§ Do this
Starting at the first line of the data, please print exactly those lines through the one that holds "2.7, 2.96, 1.81, 3.54, 1.84, 2.67, 2.0, 2.1, 2.47, 1.81];", omitting every picture.

§ Recorded data
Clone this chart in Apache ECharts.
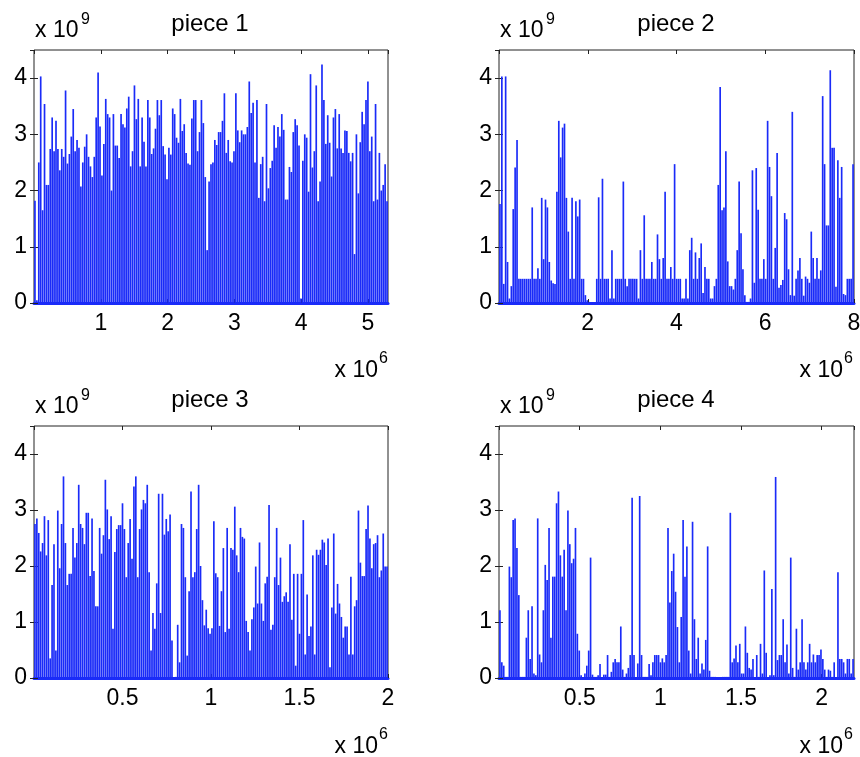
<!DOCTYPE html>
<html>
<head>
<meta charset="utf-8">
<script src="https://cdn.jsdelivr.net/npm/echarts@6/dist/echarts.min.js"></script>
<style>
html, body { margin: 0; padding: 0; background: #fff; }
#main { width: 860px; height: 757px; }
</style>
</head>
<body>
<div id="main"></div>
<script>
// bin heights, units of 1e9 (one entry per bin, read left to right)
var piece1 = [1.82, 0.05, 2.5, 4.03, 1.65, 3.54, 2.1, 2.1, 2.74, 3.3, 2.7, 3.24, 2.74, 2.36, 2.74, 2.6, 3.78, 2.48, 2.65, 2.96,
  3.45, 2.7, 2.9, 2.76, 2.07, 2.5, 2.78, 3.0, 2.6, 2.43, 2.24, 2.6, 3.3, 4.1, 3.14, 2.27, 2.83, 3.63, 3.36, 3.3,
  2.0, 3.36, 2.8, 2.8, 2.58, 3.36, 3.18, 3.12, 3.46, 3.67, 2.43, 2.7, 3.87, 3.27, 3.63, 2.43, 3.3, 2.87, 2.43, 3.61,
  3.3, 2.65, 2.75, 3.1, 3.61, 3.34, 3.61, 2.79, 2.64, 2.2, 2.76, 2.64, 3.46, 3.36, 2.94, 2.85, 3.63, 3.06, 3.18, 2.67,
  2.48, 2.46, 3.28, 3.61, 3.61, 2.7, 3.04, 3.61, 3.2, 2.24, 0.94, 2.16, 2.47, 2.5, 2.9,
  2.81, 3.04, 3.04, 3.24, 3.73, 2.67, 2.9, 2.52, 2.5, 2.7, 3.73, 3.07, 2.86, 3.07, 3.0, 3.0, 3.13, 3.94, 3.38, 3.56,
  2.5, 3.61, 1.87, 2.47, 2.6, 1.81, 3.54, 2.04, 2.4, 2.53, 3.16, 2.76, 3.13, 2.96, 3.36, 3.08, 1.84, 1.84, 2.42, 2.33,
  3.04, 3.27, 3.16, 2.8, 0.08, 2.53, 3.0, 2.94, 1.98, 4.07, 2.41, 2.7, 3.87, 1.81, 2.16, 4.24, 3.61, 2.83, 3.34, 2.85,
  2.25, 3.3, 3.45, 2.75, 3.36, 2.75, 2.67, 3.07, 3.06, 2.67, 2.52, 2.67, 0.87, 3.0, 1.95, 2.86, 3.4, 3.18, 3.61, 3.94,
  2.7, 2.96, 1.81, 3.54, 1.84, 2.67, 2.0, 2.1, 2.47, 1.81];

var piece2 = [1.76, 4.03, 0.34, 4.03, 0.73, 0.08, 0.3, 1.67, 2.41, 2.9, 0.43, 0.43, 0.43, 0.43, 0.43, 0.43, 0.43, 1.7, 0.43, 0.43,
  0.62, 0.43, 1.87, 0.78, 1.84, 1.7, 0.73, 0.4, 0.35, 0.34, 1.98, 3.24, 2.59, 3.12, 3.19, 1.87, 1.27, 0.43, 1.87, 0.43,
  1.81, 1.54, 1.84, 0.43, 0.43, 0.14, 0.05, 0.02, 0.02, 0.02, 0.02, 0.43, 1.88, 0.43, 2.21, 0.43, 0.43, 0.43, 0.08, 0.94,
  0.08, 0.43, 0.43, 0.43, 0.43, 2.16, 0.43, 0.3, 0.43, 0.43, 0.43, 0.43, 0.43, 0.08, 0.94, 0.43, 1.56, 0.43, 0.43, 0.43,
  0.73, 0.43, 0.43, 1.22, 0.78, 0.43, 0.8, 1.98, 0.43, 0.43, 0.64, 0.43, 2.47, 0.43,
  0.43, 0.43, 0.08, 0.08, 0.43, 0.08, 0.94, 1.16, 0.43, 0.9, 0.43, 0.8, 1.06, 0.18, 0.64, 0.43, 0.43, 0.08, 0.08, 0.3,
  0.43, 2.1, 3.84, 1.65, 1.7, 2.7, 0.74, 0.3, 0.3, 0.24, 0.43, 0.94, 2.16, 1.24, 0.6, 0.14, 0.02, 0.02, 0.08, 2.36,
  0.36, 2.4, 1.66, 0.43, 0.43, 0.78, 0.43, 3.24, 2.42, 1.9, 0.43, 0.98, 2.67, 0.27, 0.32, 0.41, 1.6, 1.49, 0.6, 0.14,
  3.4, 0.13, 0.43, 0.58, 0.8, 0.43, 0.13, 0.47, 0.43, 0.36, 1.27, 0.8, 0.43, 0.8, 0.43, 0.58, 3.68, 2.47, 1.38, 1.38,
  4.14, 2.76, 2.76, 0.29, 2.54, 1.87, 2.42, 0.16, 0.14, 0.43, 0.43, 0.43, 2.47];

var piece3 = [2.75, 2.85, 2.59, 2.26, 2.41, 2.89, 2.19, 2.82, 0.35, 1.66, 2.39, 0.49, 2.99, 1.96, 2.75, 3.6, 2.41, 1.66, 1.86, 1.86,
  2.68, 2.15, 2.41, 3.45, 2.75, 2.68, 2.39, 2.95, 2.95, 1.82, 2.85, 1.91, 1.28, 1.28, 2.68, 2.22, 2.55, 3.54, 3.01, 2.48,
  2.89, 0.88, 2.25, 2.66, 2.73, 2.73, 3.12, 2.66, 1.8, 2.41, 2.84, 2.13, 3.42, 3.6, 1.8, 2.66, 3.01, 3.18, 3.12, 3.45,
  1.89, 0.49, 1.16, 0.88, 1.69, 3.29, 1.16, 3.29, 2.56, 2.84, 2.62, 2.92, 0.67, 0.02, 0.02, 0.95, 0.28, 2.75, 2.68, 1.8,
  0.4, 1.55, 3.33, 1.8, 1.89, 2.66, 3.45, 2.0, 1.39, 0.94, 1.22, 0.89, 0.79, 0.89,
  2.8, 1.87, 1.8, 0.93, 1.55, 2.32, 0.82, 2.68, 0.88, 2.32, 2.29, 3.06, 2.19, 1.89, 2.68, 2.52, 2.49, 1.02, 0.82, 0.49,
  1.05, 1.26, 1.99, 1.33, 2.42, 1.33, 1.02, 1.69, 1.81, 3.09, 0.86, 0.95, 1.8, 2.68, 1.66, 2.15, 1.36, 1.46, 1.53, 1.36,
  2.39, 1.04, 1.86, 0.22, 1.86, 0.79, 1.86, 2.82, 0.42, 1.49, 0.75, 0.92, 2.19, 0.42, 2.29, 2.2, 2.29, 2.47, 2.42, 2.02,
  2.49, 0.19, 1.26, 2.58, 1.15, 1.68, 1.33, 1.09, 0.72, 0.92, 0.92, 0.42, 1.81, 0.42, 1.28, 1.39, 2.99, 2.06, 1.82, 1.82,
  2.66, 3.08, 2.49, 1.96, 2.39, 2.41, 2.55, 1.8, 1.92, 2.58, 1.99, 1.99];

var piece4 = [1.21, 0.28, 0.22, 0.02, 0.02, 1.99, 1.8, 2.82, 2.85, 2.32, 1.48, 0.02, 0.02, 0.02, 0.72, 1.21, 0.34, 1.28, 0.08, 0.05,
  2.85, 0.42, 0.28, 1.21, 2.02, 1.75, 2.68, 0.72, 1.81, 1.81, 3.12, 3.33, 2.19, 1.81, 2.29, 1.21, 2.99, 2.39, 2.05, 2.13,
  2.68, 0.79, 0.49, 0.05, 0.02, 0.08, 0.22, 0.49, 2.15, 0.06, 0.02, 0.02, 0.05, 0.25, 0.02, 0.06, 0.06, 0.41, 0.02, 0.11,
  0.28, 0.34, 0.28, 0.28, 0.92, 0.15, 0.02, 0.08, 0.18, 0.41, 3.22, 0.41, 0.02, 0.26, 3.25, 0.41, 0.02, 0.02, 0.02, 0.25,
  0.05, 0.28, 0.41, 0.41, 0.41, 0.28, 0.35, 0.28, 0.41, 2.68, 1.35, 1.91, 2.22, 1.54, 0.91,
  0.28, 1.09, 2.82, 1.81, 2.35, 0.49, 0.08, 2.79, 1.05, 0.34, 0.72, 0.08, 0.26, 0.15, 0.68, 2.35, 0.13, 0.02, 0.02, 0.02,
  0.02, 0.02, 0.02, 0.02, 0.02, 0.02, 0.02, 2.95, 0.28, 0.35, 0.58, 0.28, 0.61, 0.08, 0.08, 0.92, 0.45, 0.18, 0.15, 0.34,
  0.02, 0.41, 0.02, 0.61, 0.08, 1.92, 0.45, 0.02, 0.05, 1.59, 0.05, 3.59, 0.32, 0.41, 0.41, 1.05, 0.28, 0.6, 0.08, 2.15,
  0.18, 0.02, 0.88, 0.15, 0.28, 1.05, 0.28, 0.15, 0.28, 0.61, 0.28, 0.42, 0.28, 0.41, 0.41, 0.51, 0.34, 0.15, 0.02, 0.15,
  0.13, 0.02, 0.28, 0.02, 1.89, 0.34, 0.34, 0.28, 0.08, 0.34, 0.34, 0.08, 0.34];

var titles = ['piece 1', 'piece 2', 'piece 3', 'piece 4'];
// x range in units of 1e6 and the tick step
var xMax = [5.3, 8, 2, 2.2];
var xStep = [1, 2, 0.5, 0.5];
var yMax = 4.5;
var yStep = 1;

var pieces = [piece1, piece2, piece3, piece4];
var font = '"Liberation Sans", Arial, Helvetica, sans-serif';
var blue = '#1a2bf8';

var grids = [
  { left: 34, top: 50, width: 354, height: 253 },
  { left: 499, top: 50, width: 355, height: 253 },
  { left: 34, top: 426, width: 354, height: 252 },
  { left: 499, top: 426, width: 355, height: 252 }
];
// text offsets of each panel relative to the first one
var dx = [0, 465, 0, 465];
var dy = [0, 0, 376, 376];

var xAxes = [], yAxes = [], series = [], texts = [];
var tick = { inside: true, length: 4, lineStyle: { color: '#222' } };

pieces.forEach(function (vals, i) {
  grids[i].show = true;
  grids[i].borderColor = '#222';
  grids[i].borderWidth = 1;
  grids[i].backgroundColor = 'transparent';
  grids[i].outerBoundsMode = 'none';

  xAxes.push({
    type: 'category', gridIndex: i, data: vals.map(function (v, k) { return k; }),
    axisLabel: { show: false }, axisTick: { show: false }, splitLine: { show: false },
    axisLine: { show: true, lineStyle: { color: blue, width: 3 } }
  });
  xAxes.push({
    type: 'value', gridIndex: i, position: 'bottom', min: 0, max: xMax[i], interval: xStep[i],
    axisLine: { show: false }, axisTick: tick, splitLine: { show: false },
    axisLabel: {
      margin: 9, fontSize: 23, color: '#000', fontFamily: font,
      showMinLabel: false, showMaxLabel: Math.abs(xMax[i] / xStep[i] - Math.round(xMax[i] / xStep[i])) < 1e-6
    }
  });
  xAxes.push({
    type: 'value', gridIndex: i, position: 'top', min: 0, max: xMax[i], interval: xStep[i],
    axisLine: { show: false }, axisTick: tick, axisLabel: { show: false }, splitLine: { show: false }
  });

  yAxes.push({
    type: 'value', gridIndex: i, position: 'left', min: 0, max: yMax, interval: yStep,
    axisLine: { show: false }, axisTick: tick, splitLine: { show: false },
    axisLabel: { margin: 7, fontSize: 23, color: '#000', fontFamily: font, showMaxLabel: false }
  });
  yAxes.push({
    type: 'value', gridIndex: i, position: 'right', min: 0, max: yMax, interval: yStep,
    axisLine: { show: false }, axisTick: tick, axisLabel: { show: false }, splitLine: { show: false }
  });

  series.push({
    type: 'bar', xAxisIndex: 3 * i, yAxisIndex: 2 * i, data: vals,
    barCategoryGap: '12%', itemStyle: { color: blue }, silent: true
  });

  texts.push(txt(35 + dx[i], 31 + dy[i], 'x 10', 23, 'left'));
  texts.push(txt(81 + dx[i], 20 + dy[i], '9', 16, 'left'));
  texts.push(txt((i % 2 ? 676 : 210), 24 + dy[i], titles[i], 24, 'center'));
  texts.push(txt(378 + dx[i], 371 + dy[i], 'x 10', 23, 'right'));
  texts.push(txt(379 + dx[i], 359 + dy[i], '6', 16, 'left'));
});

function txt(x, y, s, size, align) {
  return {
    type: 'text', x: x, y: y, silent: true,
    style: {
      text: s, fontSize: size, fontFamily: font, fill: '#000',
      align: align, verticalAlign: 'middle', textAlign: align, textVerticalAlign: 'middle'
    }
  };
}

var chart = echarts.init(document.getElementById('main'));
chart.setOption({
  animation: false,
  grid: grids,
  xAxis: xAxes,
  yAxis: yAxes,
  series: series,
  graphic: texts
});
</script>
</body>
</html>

§ Result of the task
Clone this chart in Apache ECharts.
<!DOCTYPE html>
<html>
<head>
<meta charset="utf-8">
<script src="https://cdn.jsdelivr.net/npm/echarts@6/dist/echarts.min.js"></script>
<style>
html, body { margin: 0; padding: 0; background: #fff; }
#main { width: 860px; height: 757px; }
</style>
</head>
<body>
<div id="main"></div>
<script>
// bin heights, units of 1e9 (one entry per bin, read left to right)
var piece1 = [1.82, 0.05, 2.5, 4.03, 1.65, 3.54, 2.1, 2.1, 2.74, 3.3, 2.7, 3.24, 2.74, 2.36, 2.74, 2.6, 3.78, 2.48, 2.65, 2.96,
  3.45, 2.7, 2.9, 2.76, 2.07, 2.5, 2.78, 3.0, 2.6, 2.43, 2.24, 2.6, 3.3, 4.1, 3.14, 2.27, 2.83, 3.63, 3.36, 3.3,
  2.0, 3.36, 2.8, 2.8, 2.58, 3.36, 3.18, 3.12, 3.46, 3.67, 2.43, 2.7, 3.87, 3.27, 3.63, 2.43, 3.3, 2.87, 2.43, 3.61,
  3.3, 2.65, 2.75, 3.1, 3.61, 3.34, 3.61, 2.79, 2.64, 2.2, 2.76, 2.64, 3.46, 3.36, 2.94, 2.85, 3.63, 3.06, 3.18, 2.67,
  2.48, 2.46, 3.28, 3.61, 3.61, 2.7, 3.04, 3.61, 3.2, 2.24, 0.94, 2.16, 2.47, 2.5, 2.9,
  2.81, 3.04, 3.04, 3.24, 3.73, 2.67, 2.9, 2.52, 2.5, 2.7, 3.73, 3.07, 2.86, 3.07, 3.0, 3.0, 3.13, 3.94, 3.38, 3.56,
  2.5, 3.61, 1.87, 2.47, 2.6, 1.81, 3.54, 2.04, 2.4, 2.53, 3.16, 2.76, 3.13, 2.96, 3.36, 3.08, 1.84, 1.84, 2.42, 2.33,
  3.04, 3.27, 3.16, 2.8, 0.08, 2.53, 3.0, 2.94, 1.98, 4.07, 2.41, 2.7, 3.87, 1.81, 2.16, 4.24, 3.61, 2.83, 3.34, 2.85,
  2.25, 3.3, 3.45, 2.75, 3.36, 2.75, 2.67, 3.07, 3.06, 2.67, 2.52, 2.67, 0.87, 3.0, 1.95, 2.86, 3.4, 3.18, 3.61, 3.94,
  2.7, 2.96, 1.81, 3.54, 1.84, 2.67, 2.0, 2.1, 2.47, 1.81];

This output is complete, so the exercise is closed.